I would like to build something like this. It's two TS-808s and a Ross style compressor with a switch that lets you put the compressor in the front or back of the chain. As far as I know there are no PCBs for a double TS-808. I could use 2x Little Green Scream Machine and Aurora Compressor from AionFX but don't think I could get them to fit. Would I be better off doing perfboards, or are there smaller PCBs available?


----------



## Bricksnbeatles (Aug 11, 2022)

Ctrl4Smilerz said:


> I would like to build something like this. It's two TS-808s and a Ross style compressor with a switch that lets you put the compressor in the front or back of the chain. As far as I know there are no PCBs for a double TS-808. I could use 2x Little Green Scream Machine and Aurora Compressor from AionFX but don't think I could get them to fit. Would I be better off doing perfboards, or are there smaller PCBs available?

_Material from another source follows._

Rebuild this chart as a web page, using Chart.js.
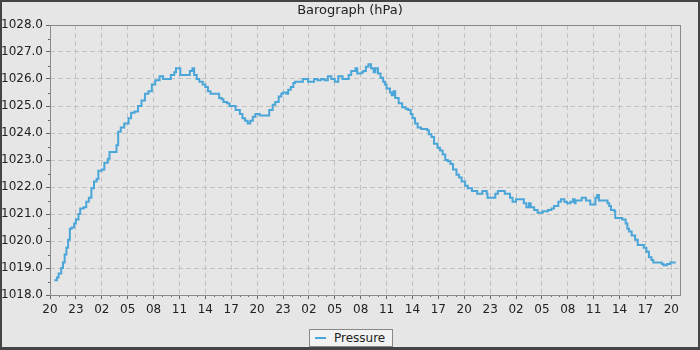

You definitely wouldn’t fit two scream machines and the Aion compressor all in a 1590bb. Probably not even a 1590XX, which is what the pedal in the reverb listing looks like. If you’re dead set on a 1590bb, I think your only option if probably to use 3 1590A-sized boards. I remember seeing a 1590A sized Ross/dynacomp somewhere. The only 1590A sized Tubescreamer board I can think of is the Fuzzpup Tube Screamer from FuzzDog, but there may be someone else with a similar sized board. I thought Madbean had one, but I’m not seeing it anywhere on their site.


----------



## benny_profane (Aug 11, 2022)

Bricksnbeatles said:


> If you’re dead set on a 1590bb, I think your only option if probably to use 3 1590A-sized boards.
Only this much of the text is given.